Lausitzer Rundschau: Zum Ausgang der Parlamentswahl in der Ukraine

Die Parlamentswahl in der Ukraine hat keine
Entscheidung über das Schicksal des Landes gebracht. Zunächst bleibt
abzuwarten, wie sich die direkt gewählten Kandidaten verhalten
werden. Sie stellen die Hälfte aller Abgeordneten und gelten als
potenziell käuflich. Ohnehin verfügt das Parlament über wenig Macht.
In der Ukraine hat auch künftig der umstrittene Präsident Viktor
Janukowtisch das Sagen – zumindest bis zum Ende seiner Amtszeit 2015.
Vom Urnengang am Sonntag bleibt deshalb vor allem ein gefühlter
Triumph der Opposition zurück, die trotz der skandalösen Inhaftierung
ihrer Frontfrau Julia Timoschenko einen starken Wahlkampf geführt
hat. Verantwortlich dafür war vor allem ein Mann: Vitali Klitschko.
Der Box-Weltmeister beschwor mitreißend eine bessere, eine
europäische Zukunft für die Ukraine. Doch die Bürger trauten dem
Neuling offenbar noch nicht zu, sich im Polit-Ring durchsetzen zu
können. Für Klitschko gilt nach der Enttäuschung deshalb erst recht,
was auf die gesamte Opposition zutrifft: Der Kampf beginnt erst.

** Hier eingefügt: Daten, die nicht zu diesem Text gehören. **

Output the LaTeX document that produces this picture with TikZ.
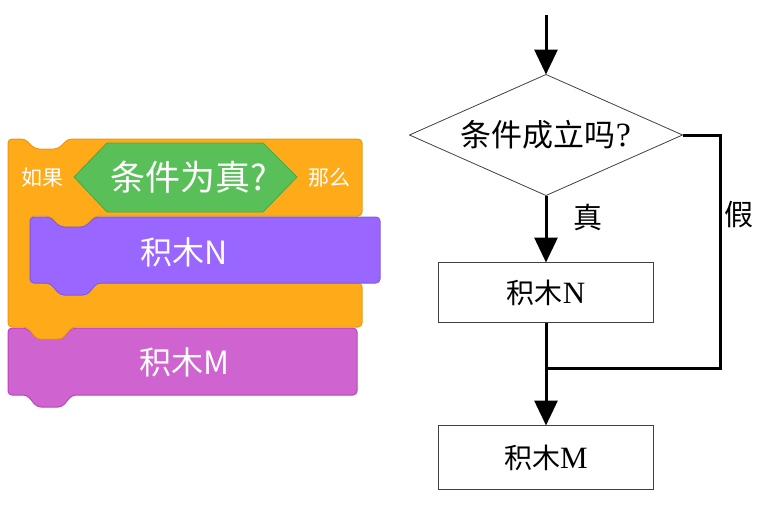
\documentclass[tikz,border=0pt]{standalone}
\usepackage{fontspec}
\setmainfont{Liberation Serif}
\newfontfamily\cjk{Noto Sans CJK SC}
\usetikzlibrary{positioning,arrows.meta,shapes.geometric}
\definecolor{ctrlorange}{HTML}{FFAB19}
\definecolor{ctrledge}{HTML}{E59A17}
\definecolor{opgreen}{HTML}{59C059}
\definecolor{opedge}{HTML}{46A946}
\definecolor{lookspurple}{HTML}{9966FF}
\definecolor{looksedge}{HTML}{855CD6}
\definecolor{soundpink}{HTML}{CF63CF}
\definecolor{soundedge}{HTML}{BD42BD}

\begin{document}
\begin{tikzpicture}[
  x=1pt, y=-1pt, >={Triangle[width=23pt,length=25pt]},
  block/.style={line width=1pt, rounded corners=4pt, line join=round},
  blocktext/.style={text=white, font=\cjk\fontsize{32}{32}\selectfont, inner sep=0},
  wordtext/.style={text=white, font=\cjk\fontsize{21}{21}\selectfont, inner sep=0},
  flowbox/.style={draw=black!75, line width=0.8pt, minimum width=215pt, inner sep=0, outer sep=0, font=\fontsize{31}{31}\selectfont},
  decision/.style={diamond, aspect=2.26, draw=black!75, line width=0.8pt, minimum width=273pt, minimum height=121pt, inner sep=0, outer sep=0, font=\fontsize{34}{34}\selectfont},
  flow/.style={line width=3pt, ->},
  line/.style={line width=3pt},
  flowlabel/.style={font=\cjk\fontsize{29}{29}\selectfont, inner sep=0},
]
\useasboundingbox (0,0) rectangle (763,504);

% scratch blocks
\draw[block, fill=soundpink, draw=soundedge] (8,328) -- (27,328) -- (37,339) -- (62,339) -- (72,328) -- (357,328)
  -- (357,395) -- (72,395) -- (62,407) -- (37,407) -- (27,395) -- (8,395) -- cycle;
\draw[block, fill=ctrlorange, draw=ctrledge] (8,139) -- (25,139) -- (35,149) -- (58,149) -- (68,139) -- (362,139)
  -- (362,216) -- (95,216) -- (85,227) -- (60,227) -- (50,216) -- (30,216) -- (30,283) -- (362,283)
  -- (362,327) -- (72,327) -- (62,339) -- (37,339) -- (27,327) -- (8,327) -- cycle;
\draw[block, fill=lookspurple, draw=looksedge] (30,217) -- (50,217) -- (60,227) -- (85,227) -- (95,217) -- (380,217)
  -- (380,283) -- (97,283) -- (87,295) -- (60,295) -- (50,283) -- (30,283) -- cycle;
\draw[line width=0.8pt, fill=opgreen, draw=opedge, line join=round] (74,177) -- (107,143) -- (263,143) -- (297,177)
  -- (263,212) -- (107,212) -- cycle;

\node[wordtext] (ifword) at (42,178) {如果};
\node[wordtext] (thenword) at (329,178) {那么};
\node[blocktext, font=\cjk\fontsize{35}{35}\selectfont] (condtext) at (189,177) {条件为真?};
\node[blocktext] (ntext) at (184,252) {积木N};
\node[blocktext] (mtext) at (184,362) {积木M};

% flowchart
\coordinate (start) at (546,15);
\node[decision] (cond) at (546,135) {{\cjk\fontsize{31}{31}\selectfont 条件成立吗}?};
\node[flowbox, minimum height=60pt, below=67pt of cond] (boxN) {{\cjk\fontsize{28}{28}\selectfont 积木}N};
\node[flowbox, minimum height=64pt, below=103pt of boxN] (boxM) {{\cjk\fontsize{28}{28}\selectfont 积木}M};
\coordinate (join) at (546,368);
\coordinate (fr) at (720,368);

\draw[flow] (start) -- (cond.north);
\draw[flow] (cond.south) -- node[flowlabel, pos=0.33, right=26pt] (truelbl) {真} (boxN.north);
\draw[flow] (boxN.south) -- (boxM.north);
\draw[line, line join=miter] (cond.east) -| (fr) -- (join);
\node[flowlabel] (falselbl) at (739,215) {假};
\end{tikzpicture}
\end{document}
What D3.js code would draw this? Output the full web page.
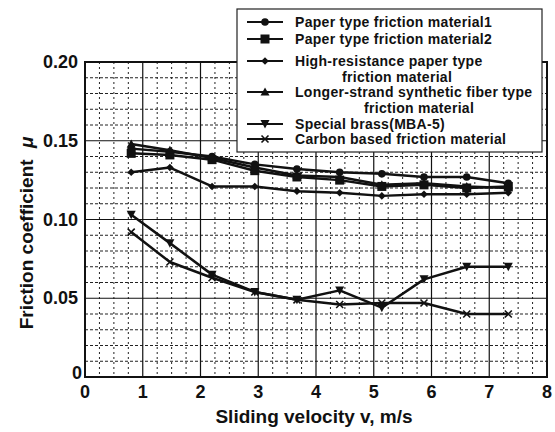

Klitschko wird sich nun in den Mühlen der Parlamentsarbeit beweisen
müssen. Deren ungeschriebene und oft undurchschaubare Regeln kennt er
kaum. Es ist nicht ausgeschlossen, dass seine Mitstreiter über kurz
oder lang den Lockrufen und dem Druck der korrupten Staatsmacht
erliegen. Zerfällt seine Fraktion, könnte Klitschko im kommenden Jahr
die letzte Ausfahrt nehmen und erneut für seinen Traumjob als
Bürgermeister von Kiew kandidieren. Nur wenn der Champion es schafft,
die eigenen Reihen dauerhaft zu schließen, hat er eine politische
Zukunft. Die entscheidende Präsidentenwahl im Jahr 2015 ist noch weit
weg. Die entscheidenden Probleme der Ukraine dagegen stehen heute auf
der Tagesordnung. Sie lassen sich in der Frage zusammenfassen: Wohin
steuert das Land zwischen Ost und West? Brüssel und Kiew haben ein
Assoziierungsabkommen unterzeichnet. Ziel ist eine enge politische
und wirtschaftliche Anbindung der Ukraine an die EU. Wünschenswert
wäre das. Die Sache hat jedoch einen Haken. Janukowitsch baut sein
Land in einen autoritären Staat um. Das zeigten die Berichte über
Manipulationen vor und während der Wahl, obwohl sich Janukowitsch in
der Kiewer Machtarithmetik eine völlig freie Wahl hätte leisten
können. Weit schlimmer ist, dass Timoschenko und zwei Dutzend
Oppositionelle nach Unrechtsurteilen in Haft sitzen. Zugleich sind
zahlreiche Gesetze in Arbeit, die mit den demokratischen Werten des
Westens nicht in Einklang zu bringen sind. Die EU hat die
Parlamentswahl zum Lackmustest für die ukrainische Demokratie
erklärt. Diese Prüfung hat Janukowitsch nicht bestanden.